Listing off a macabre roll call of some of the country's most murderous crime gangs in the past, he said they were all based within Ireland and could be targeted at a national level.

"At least in those cases in different years, those criminal gangs were based here in Ireland," he said.

"There is now a very strong international connection here, where hits are ordered from abroad and where this is as much about sending signals internationally about the so-called status of criminal gangs as it is about power, money and misery here.

"Those sent to carry out the killings or attempted killings - for in some cases very small sums - are really signals from those who live with the trappings of wealth and shallowness of wealth abroad and do their dirty business from abroad."

Gareth Hutch, who was in his 30s and the father of a young son, was shot dead in broad daylight on Tuesday morning in the Avondale House complex in Cumberland Street North.

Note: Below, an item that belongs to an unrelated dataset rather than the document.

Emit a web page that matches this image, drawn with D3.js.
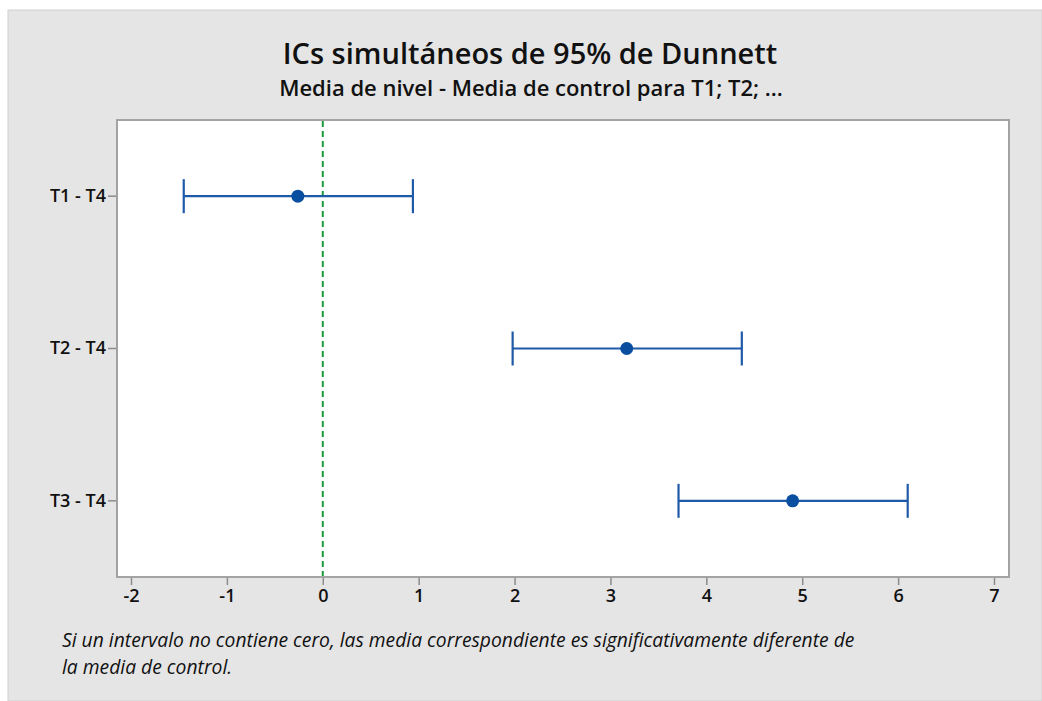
<!DOCTYPE html>
<html>
<head>
<meta charset="utf-8">
<script src="https://cdn.jsdelivr.net/npm/d3@7"></script>
<style>
  body { margin: 0; background: #fff; }
  svg { display: block; }
</style>
</head>
<body>
<script>
// comparaciones contra el control T4
const labels = ['T1 - T4', 'T2 - T4', 'T3 - T4'];
const centers = [-0.26, 3.17, 4.90];
const lower = [-1.45, 1.98, 3.71];
const upper = [0.94, 4.37, 6.10];
const xTicks = [-2, -1, 0, 1, 2, 3, 4, 5, 6, 7];

const width = 1042, height = 701;
const plotLeft = 117, plotRight = 1009, plotTop = 120, plotBottom = 577;

const svg = d3.select('body').append('svg')
  .attr('width', width)
  .attr('height', height);

svg.append('rect')
  .attr('x', 8).attr('y', 10)
  .attr('width', width - 8).attr('height', height - 10)
  .attr('fill', '#e5e5e5')
  .attr('stroke', '#d0d0d0');

svg.append('text')
  .attr('x', 530).attr('y', 64)
  .attr('text-anchor', 'middle')
  .style('font-family', 'Open Sans')
  .style('font-size', '29px')
  .style('font-weight', '600')
  .attr('fill', '#111')
  .text('ICs simultáneos de 95% de Dunnett');

svg.append('text')
  .attr('x', 531).attr('y', 96)
  .attr('text-anchor', 'middle')
  .style('font-family', 'Open Sans')
  .style('font-size', '22px')
  .style('font-weight', '600')
  .attr('fill', '#111')
  .text('Media de nivel - Media de control para T1; T2; ...');

svg.append('rect')
  .attr('x', plotLeft).attr('y', plotTop)
  .attr('width', plotRight - plotLeft).attr('height', plotBottom - plotTop)
  .attr('fill', '#fff')
  .attr('stroke', '#a3a3a3')
  .attr('stroke-width', 2);

let x = d3.scaleLinear()
  .domain([-2, 7])
  .range([131, 994]);

let y = d3.scaleBand()
  .domain(labels)
  .range([plotTop, plotBottom]);

let xAxis = d3.axisBottom(x).tickValues(xTicks).tickFormat(d => String(d)).tickSize(7).tickPadding(4);
let yAxis = d3.axisLeft(y).tickSize(8).tickPadding(2);

let gx = svg.append('g')
  .attr('transform', 'translate(0,' + (plotBottom + 1) + ')')
  .call(xAxis);
gx.select('.domain').remove();

let gy = svg.append('g')
  .attr('transform', 'translate(' + (plotLeft - 1) + ',0)')
  .call(yAxis);
gy.select('.domain').remove();

svg.selectAll('.tick line').attr('stroke', '#8c8c8c').attr('stroke-width', 1.5);
svg.selectAll('.tick text')
  .style('font-family', 'Open Sans')
  .style('font-size', '18px')
  .style('font-weight', '600')
  .attr('fill', '#111');

// linea de referencia en cero
svg.append('line')
  .attr('x1', x(0)).attr('x2', x(0))
  .attr('y1', plotTop + 1).attr('y2', plotBottom - 1)
  .attr('stroke', '#1a9a3c')
  .attr('stroke-width', 2)
  .attr('stroke-dasharray', '6,4');

let rows = labels.map((l, i) => ({ label: l, c: centers[i], lo: lower[i], hi: upper[i] }));
let cy = d => y(d.label) + y.bandwidth() / 2;

let g = svg.append('g');
g.selectAll('.bar')
  .data(rows).enter().append('line')
  .attr('x1', d => x(d.lo)).attr('x2', d => x(d.hi))
  .attr('y1', cy).attr('y2', cy)
  .attr('stroke', '#1f5aa8').attr('stroke-width', 2.2);

['lo', 'hi'].forEach(k => {
  g.selectAll('.cap-' + k)
    .data(rows).enter().append('line')
    .attr('x1', d => x(d[k])).attr('x2', d => x(d[k]))
    .attr('y1', d => cy(d) - 17).attr('y2', d => cy(d) + 17)
    .attr('stroke', '#1f5aa8').attr('stroke-width', 2.2);
});

g.selectAll('circle')
  .data(rows).enter().append('circle')
  .attr('cx', d => x(d.c))
  .attr('cy', cy)
  .attr('r', 6.5)
  .attr('fill', '#0a4f9f');

let note = svg.append('text')
  .style('font-family', 'Open Sans')
  .style('font-size', '19.3px')
  .style('font-style', 'italic')
  .attr('fill', '#111');
note.append('tspan').attr('x', 62).attr('y', 647)
  .text('Si un intervalo no contiene cero, las media correspondiente es significativamente diferente de');
note.append('tspan').attr('x', 62).attr('y', 674)
  .text('la media de control.');
</script>
</body>
</html>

A nephew of Gerry "The Monk" Hutch, he is believed to be the seventh victim of a brutally violent dispute between the Kinahan and Hutch families that has spiralled out of control.

The latest murder has sparked calls for a state crackdown on underworld gangsters similar to that launched when journalist Veronica Guerin was shot dead in 1996.

The Hutch family and their associates have been repeatedly targeted by rivals since the audacious AK47 gun attack on a boxing weigh-in at the Regency Hotel in north Dublin in February.

David Byrne, from the Crumlin area of Dublin and an associate of the Kinahan family, was killed in that incident.

His murder was said to have been in retaliation for the fatal shooting of Gary Hutch in September last year on the Costa del Sol after he fell foul of the Kinahan outfit and their operations in Spain.

"These killings, these orders for attempts to kill are not being done on a whim in the corner of some kitchen in inner city Dublin," Mr Kenny told the Irish parliament, the Dail.

"These are being directed from international sources.

"So there needs to be a far greater connection and far more vigilant operation with international police forces and intelligence in respect of gangs like this."

Six of the seven men shot dead so far in the deadly gangland fall-out were killed over the past four months.

Mr Kenny has ordered a "full security briefing" from his Justice Minister Frances Fitzgerald and Ireland's police chief Garda Commissioner Noirin O'Sullivan to take place on Wednesday evening.

A 29-year-old man is being questioned in connection with the latest murder.

It is believed he voluntarily presented himself at Mountjoy Garda station hours after the shooting.

He is being held under section 50 of the Criminal Justice Act 2007.